Ucluelet is installing a new walkway along Marine Drive but are residents are concerned about a pavement-ready gravel portion that they feel hasn't been planned properly.

Ucluelet is installing a new walkway along Marine Drive but are residents are concerned about a pavement-ready gravel portion that they feel hasn't been planned properly.

No stalling for Marine Drive walkway in Ucluelet,

“Clearly, if we had a bottomless pit of money, we’d be paving it immediately, but we’ll get there."

Ucluelet is holding fast to a gravel path plan that area residents have been throwing rocks at since it was announced last year.

The plan calls for a roughly $120,000 walkway that would connect the Wild Pacific Trail from He-Tin-Kis Park to Big Beach. The path includes a gravel portion along Marine Drive from Peninsula Road to Edwards Place, which has drawn concern from Marine Drive residents who have called for the project to be delayed until the district can afford to put a paved walkway in.

Speaking to the Westerly News last week, St. Jacques said the project is moving ahead as planned and added the gravel portion will be paved as soon as the district has the funds to do so.

“Clearly, if we had a bottomless pit of money, we’d be paving it immediately, but we’ll get there. It’s a priority. We’re motivated,” she said.

She said the steep-hill stretch of Marine Drive is currently hazardous for pedestrians and cyclists and it wouldn’t be prudent to stall the project.

“It’s a blind hill. It needs to be done for safety and I don’t think we should be putting off safety issues,” she said. “We’re a tiny community with a tiny budget. To wait until we have all the money could sometimes be a very, very long wait.”

She added putting a pavement-ready gravel path in would allow the district to act quickly when potential grants pop up that could fund a paving project.

“We can’t always do it immediately, but if we have that casework done, that gravel path in place, and a grant comes available that we can get to do some paving, we are ready to go. We are what they call ‘shovel ready,’” she said. “For us, with our challenges, it’s just the best way we can go about getting things accomplished.”

Erik Larsen, who served on Ucluelet’s council from 1979 to 2005, lives on Marine Drive and has voiced strong opposition to the project.

He told the Westerly he was surprised to hear the district’s plan to move ahead with it and said council’s conversation during a Nov. 22 meeting suggested they were willing to rethink their strategy.

“I sort of got the impression that, before they proceeded, they were going to look for some further funding and I’m not sure where that’s ended up,” he said.

Speaking to his own time on council though, Larsen acknowledged some decisions are unpopular.

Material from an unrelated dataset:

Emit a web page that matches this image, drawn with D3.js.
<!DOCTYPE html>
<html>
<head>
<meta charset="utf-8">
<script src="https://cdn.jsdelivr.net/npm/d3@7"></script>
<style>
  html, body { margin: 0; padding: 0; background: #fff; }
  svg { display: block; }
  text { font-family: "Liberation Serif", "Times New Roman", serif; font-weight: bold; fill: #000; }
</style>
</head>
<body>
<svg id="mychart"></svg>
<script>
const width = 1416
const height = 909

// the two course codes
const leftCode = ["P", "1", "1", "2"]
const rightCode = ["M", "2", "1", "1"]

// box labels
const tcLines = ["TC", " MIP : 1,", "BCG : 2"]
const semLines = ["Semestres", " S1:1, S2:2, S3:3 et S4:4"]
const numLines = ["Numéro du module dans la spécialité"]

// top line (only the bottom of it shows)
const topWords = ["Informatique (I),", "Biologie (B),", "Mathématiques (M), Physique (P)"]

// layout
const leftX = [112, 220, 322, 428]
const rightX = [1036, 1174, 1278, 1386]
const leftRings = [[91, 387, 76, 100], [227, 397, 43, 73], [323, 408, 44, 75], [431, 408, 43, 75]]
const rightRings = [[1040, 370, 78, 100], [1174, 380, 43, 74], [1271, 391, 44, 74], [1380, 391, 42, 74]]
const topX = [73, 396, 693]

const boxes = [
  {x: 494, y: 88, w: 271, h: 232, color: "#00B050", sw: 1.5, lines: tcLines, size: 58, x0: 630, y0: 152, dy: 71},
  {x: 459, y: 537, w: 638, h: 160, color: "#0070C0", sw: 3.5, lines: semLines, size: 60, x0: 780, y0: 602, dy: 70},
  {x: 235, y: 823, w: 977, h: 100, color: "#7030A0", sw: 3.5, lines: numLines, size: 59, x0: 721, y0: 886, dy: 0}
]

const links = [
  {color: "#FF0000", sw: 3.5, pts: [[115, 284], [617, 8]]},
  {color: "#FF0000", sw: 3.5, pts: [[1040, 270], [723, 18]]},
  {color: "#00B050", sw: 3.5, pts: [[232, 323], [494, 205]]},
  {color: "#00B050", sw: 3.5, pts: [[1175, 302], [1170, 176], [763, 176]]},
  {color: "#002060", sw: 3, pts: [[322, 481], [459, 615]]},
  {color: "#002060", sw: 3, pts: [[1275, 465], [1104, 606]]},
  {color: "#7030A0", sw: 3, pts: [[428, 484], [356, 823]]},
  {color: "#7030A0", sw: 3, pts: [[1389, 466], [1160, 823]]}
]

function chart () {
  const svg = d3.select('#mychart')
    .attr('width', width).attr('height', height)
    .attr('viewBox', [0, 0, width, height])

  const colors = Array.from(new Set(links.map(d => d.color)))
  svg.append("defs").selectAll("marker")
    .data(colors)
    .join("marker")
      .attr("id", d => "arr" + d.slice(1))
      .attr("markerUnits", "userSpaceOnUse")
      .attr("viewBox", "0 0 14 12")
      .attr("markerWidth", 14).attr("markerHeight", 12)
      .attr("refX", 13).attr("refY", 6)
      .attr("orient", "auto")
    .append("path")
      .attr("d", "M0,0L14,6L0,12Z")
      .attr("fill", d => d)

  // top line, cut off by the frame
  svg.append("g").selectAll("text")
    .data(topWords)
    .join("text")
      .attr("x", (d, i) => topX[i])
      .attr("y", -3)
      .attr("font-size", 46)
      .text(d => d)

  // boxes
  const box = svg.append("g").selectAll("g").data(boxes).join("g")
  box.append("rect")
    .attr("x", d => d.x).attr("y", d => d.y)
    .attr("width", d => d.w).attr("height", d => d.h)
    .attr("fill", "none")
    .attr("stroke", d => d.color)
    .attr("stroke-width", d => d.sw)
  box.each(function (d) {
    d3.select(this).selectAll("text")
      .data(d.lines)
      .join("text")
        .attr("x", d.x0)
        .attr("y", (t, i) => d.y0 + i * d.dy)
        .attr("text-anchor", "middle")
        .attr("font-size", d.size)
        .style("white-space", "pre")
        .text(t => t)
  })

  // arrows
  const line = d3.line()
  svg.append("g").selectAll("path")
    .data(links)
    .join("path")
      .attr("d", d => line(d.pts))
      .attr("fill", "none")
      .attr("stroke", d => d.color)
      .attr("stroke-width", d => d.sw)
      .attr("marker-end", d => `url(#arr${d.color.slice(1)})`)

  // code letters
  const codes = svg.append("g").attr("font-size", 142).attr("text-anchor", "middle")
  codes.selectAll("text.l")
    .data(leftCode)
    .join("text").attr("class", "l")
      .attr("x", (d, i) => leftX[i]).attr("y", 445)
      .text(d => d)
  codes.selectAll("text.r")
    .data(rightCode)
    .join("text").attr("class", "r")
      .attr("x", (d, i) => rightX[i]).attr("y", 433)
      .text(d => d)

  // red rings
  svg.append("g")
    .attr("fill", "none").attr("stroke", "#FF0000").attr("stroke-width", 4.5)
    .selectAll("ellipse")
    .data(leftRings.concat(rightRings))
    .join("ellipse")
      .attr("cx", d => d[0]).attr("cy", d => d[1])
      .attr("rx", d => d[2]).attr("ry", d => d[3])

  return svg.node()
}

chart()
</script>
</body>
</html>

“I have sat on the other side of the table and listened to people speak their hearts out on various things and voted opposed to what they wanted,” he said.“So, I can hardly call these people down for doing what they’re doing, because they supposedly have a wider view of what is taking place in our community…These people are elected to look at the overall picture and come up with the right decisions. That doesn’t mean that I agree with it.”

He added he plans to keep a keen eye on council moving forward.

“I will be paying more attention,” he said. “I haven’t actually attended many council meetings in the last many years, but I’m more interested in it again and I’ll be keeping a close eye on it.”

Marine Drive resident Kelly Simonson told the Westerly she was “dismayed” to hear the path is going ahead despite the concerns of her neighbourhood.

“I was under the impression that there was going to be some feedback and accountability from council. I’m shocked to hear that they have zero of that,” she said.

Simonson voiced her opposition to the project during Nov. 22’s meeting and also brought a petition signed by other Marine Drive residents opposed to the gravel path moving forward.

She echoed Larsen’s account that residents left that meeting feeling optimistic that council would reverse course.

“There was discussion amongst us afterwards and we we’re buoyed. We thought maybe we’d been listened to and maybe we were heard,” she said. “For it to fizz out like this is incredibly disheartening.”

She said she has not heard from the district since that meeting.

“We’ve never been polled. We’ve never been talked to. We’ve never been asked,” she said. “There’s so much negligence there.